Слушатель должен придти к убеждению, что эти социальные революции, описываемые столь противоположно, по существу являлись одинаковыми, но в одном случае мы имеем идеализацию контрреволюционера, а в другом — революционера. Я бы поместил из Фукидида историю убийства спартанского царя Павзания, известного своей победой над персами, очень популярного, особенно в низших классах, среди крепостных, которых он хотел освободить, чтобы опереться на них; неожиданно он оказывается изменником, подкупленным персами, и убивается эфорами-комиссарами спартанской аристократии. Слушатель должен открыть и доказать, что измены никакой не было, и она выдумана аристократией, чтобы устранить опасного вождя готового ежеминутно вспыхнуть восстания илотов.[58]
Я привел бы средневековые хроники о завоевании норманнами Англии и битве при Танненберге, цель которых — заставить слушателя логически доказать, что составитель хроники, говоря о миллионах участников, соврал не в десять, не в сто раз, а в тысячу раз; что в этих операциях феодального периода могли принимать участие только немногие тысячи бойцов. Я привел бы несколько современных реляций, в которых, правда, трех нулей не приписывается, но где текст все же полон логических противоречий. Слушатель должен был бы указать их и установить, какую позицию занимал автор реляции по отношению к фактам и что толкнуло его на извращение. Я привел бы несколько великолепных описаний сражений, которые дал Трейчке, и заставил бы слушателей открыть ряд неточностей и сгущений красок, допущенных этим писателем для красного словца. Вместо холодных замечаний о приемах установления реальных фактов, слушателю было бы предложено с самого начала поплавать в море лжи и попробовать свои силы в раскрытии ее.Такие упражнения мне представляются чрезвычайно плодотворными, так как они тренируют силу самостоятельного суждения слушателя. Они же непосредственно ведут нас к пониманию той логики фактов или, как говорили раньше, причинной связи между военными событиями, которая составляет существо военно-исторического метода. Военная история, при лабораторном методе, теряет свое самостоятельное существование и обращается в гигантскую лабораторию для всего военного искусства в целом.
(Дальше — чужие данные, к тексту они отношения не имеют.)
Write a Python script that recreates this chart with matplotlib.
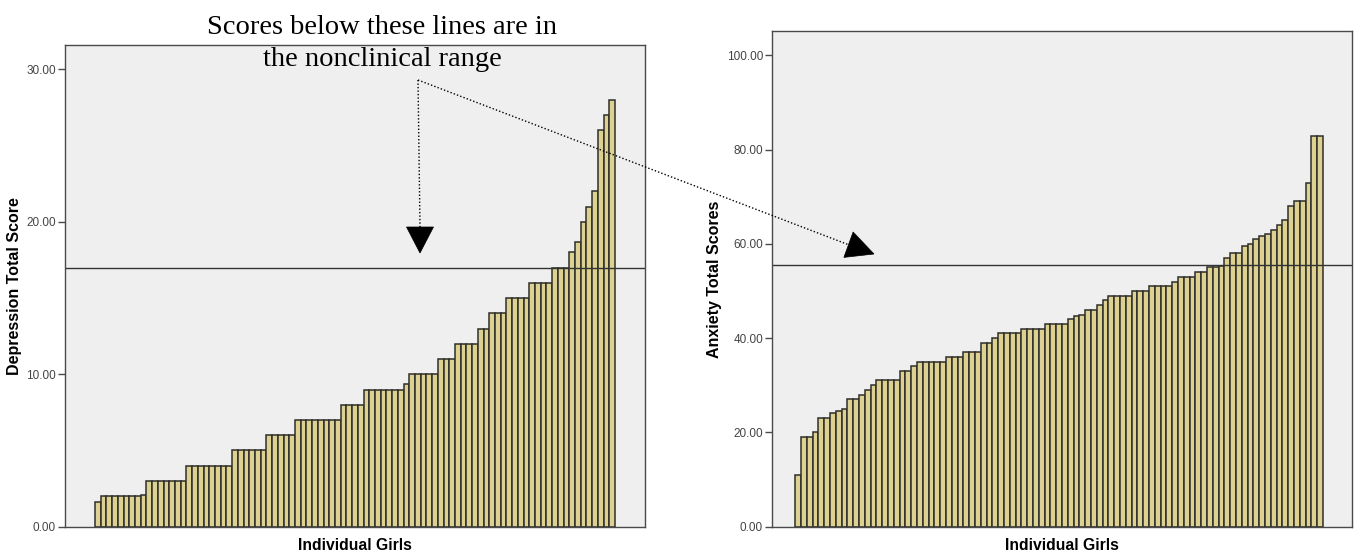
import matplotlib.pyplot as plt
from matplotlib.lines import Line2D
from matplotlib.patches import Polygon

# Depression total score per girl (sorted, 91 girls)
depression = [1.6, 2, 2, 2, 2, 2, 2, 2, 2.1,
              3, 3, 3, 3, 3, 3, 3,
              4, 4, 4, 4, 4, 4, 4, 4,
              5, 5, 5, 5, 5, 5,
              6, 6, 6, 6, 6,
              7, 7, 7, 7, 7, 7, 7, 7,
              8, 8, 8, 8,
              9, 9, 9, 9, 9, 9, 9, 9.35,
              10, 10, 10, 10, 10,
              11, 11, 11,
              12, 12, 12, 12,
              13, 13,
              14, 14, 14,
              15, 15, 15, 15,
              16, 16, 16, 16,
              17, 17, 17,
              18, 18.7, 20, 21, 22, 26, 27, 28]

# Anxiety total scores per girl (sorted, 91 girls)
anxiety = [11, 19, 19, 20, 23, 23, 24, 24.6, 25, 27, 27, 28, 29, 30,
           31, 31, 31, 31, 33, 33, 34, 35, 35, 35, 35, 35, 36, 36, 36,
           37, 37, 37, 39, 39, 40, 41, 41, 41, 41, 42, 42, 42, 42,
           43, 43, 43, 43, 44, 44.6, 45, 46, 46, 47, 48, 49, 49, 49, 49,
           50, 50, 50, 51, 51, 51, 51, 52, 53, 53, 53, 54, 54, 55, 55,
           55.4, 57, 58, 58, 59.6, 60, 61, 61.6, 62, 63, 64, 65, 68,
           69, 69, 73, 83, 83]

dep_cutoff = 17
anx_cutoff = 55.5
dep_ticks = [0, 10, 20, 30]
anx_ticks = [0, 20, 40, 60, 80, 100]

W, H = 1360, 554
fig = plt.figure(figsize=(W / 100, H / 100), dpi=100)
plt.rcParams['font.family'] = ['Liberation Sans', 'DejaVu Sans']

bar_color = '#dcd190'
edge_color = '#2e2e2a'
spine_color = '#4a4a4a'


def panel(rect, values, cutoff, ticks, ylim, xlim, ylabel):
    ax = fig.add_axes(rect)
    ax.set_facecolor('#efefef')
    ax.bar(range(len(values)), values, width=1.0, color=bar_color,
           edgecolor=edge_color, linewidth=1.1)
    ax.axhline(cutoff, color='#333333', linewidth=1.0)
    ax.set_xlim(*xlim)
    ax.set_ylim(*ylim)
    ax.set_xticks([])
    ax.set_yticks(ticks)
    ax.set_yticklabels(['%.2f' % t for t in ticks], fontsize=8.5, color='#444444')
    ax.tick_params(axis='y', length=5, width=1, color=spine_color, pad=1.5)
    for s in ax.spines.values():
        s.set_color(spine_color)
        s.set_linewidth(1.0)
    ax.set_ylabel(ylabel, fontsize=11.5, fontweight='bold', labelpad=3)
    ax.set_xlabel('Individual Girls', fontsize=11.3, fontweight='bold', labelpad=8)
    return ax


ax1 = panel([65 / W, 1 - 526.7 / H, 580 / W, (526.7 - 45) / H],
            depression, dep_cutoff, dep_ticks, (0, 31.6), (-5.75, 95.75),
            'Depression Total Score')
ax2 = panel([772 / W, 1 - 526.5 / H, 580 / W, (526.5 - 31.4) / H],
            anxiety, anx_cutoff, anx_ticks, (0, 105.1), (-4.5, 95.5),
            'Anxiety Total Scores')

# Annotation text
fig.text(382 / W, 1 - 27 / H, 'Scores below these lines are in',
         family=['Liberation Serif', 'DejaVu Serif'], fontsize=20.5,
         ha='center', va='center')
fig.text(382 / W, 1 - 60 / H, 'the nonclinical range',
         family=['Liberation Serif', 'DejaVu Serif'], fontsize=20.5,
         ha='center', va='center')


def pointer(start, base, tip, half):
    # dotted shaft and filled triangular head, in image pixels (y down)
    sx, sy = start
    bx, by = base
    tx, ty = tip
    fig.add_artist(Line2D([sx, bx], [H - sy, H - by], transform=None,
                          color='black', linewidth=1.0, linestyle=(0, (1, 1.5))))
    dx, dy = tx - bx, ty - by
    n = (dx ** 2 + dy ** 2) ** 0.5
    px, py = -dy / n * half, dx / n * half
    pts = [(tx, H - ty), (bx + px, H - (by + py)), (bx - px, H - (by - py))]
    fig.add_artist(Polygon(pts, closed=True, transform=None,
                           facecolor='black', edgecolor='black', linewidth=0.5))


pointer((418, 80), (420, 227), (420, 253), 13.5)
pointer((418, 80), (848.5, 244.7), (874, 254), 13.5)

plt.savefig('out.png', dpi=100)
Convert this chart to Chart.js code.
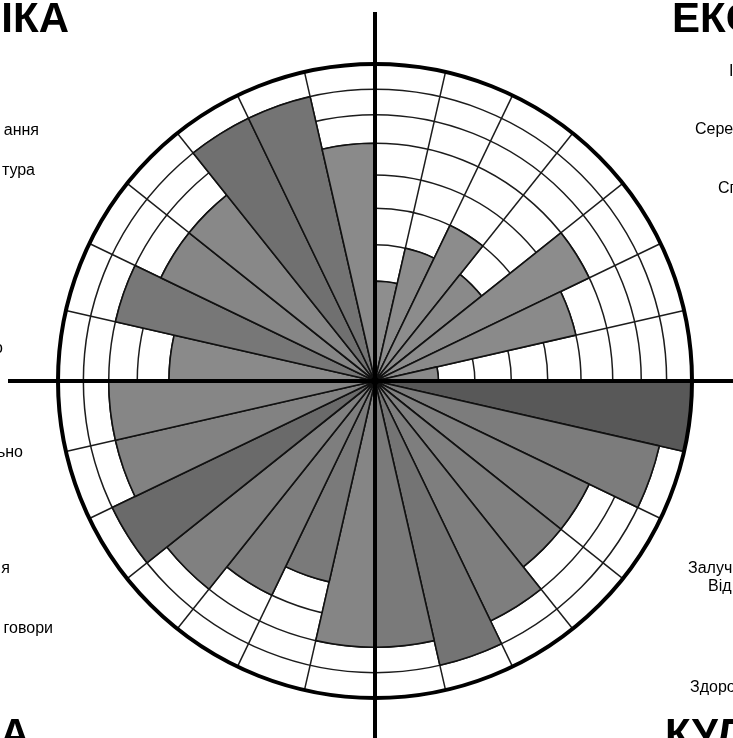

Связь между эволюцией социально-экономических условий и военного искусства могла бы изучаться путем сопоставлений отрывков исторических трудов, преимущественно имеющих в виду русскую действительность, трактующих мирную эволюцию и военные явления, независимо друг от друга, и путем предложения слушателю задачи — установить в данном именно случае зависимость изменений в военной надстройке от изменений в экономическом фундаменте. Последняя задача — оценка различных изменений, переживаемых современным военным искусством, вышла бы уже из пределов рекомендуемого к составлению пособия и явилась бы задачей темы на дополнительном курсе. Слушатель приступал бы к ней уже хорошо подготовленный.
В стратегии и оперативном искусстве также, конечно, нужны краткие курсы, дающие общую перспективу и связь между различными положениями теории искусства. Толщина учебников по стратегии зависит, главным образом, от подробного развития многочисленных примеров военной истории, подтверждающих положения теории. Лабораторное изучение стратегии заключалось бы в том, что группа слушателей коллективно брала бы на себя проверить все важнейшие выводы курса, распределив между собою подробный анализ событий военной истории, на которые они базируются.
Для более глубокого усвоения курсов семинарские занятия по истории военного искусства и стратегии необходимо сохранить. Занятия по стратегии должны сохранить и цель — обострить стратегическое мышление слушателей на критике классических трудов по стратегии; последние упражнения также относятся к лабораторному методу, поскольку на слушателя выпадет каждый раз задача — подчеркнуть, в каких отношениях современная эволюция военного искусства заставляет признать данный классический труд не вполне отвечающим требованиям сегодняшнего дня.
Чем больше мы будем развивать лабораторный метод, тем больше все преподавание будет становиться на военно-историческую основу, проникаться жизнью, бытием. Но в то же время военная история, как самостоятельный цикл, будет сжиматься и худеть. Общие рамки мировой и гражданской войн, да образцовый в методологическом отношении разбор какой-нибудь одной операции составит[59]
все содержание ее курсов. Все остальное должно раствориться в лабораторном методе. В военно-историческом бытии слушатель должен видеть не какую-либо самостоятельную категорию, а общую основу всего военного искусства, к которой его сознание обращается повседневно, для суждения по любому военному вопросу. Все военные дисциплины являются лишь выводами из военной истории,[60] и лабораторный метод должен заставить слушателей проделать хотя бы часть логического пути от военно-исторических фактов к научному их обобщению.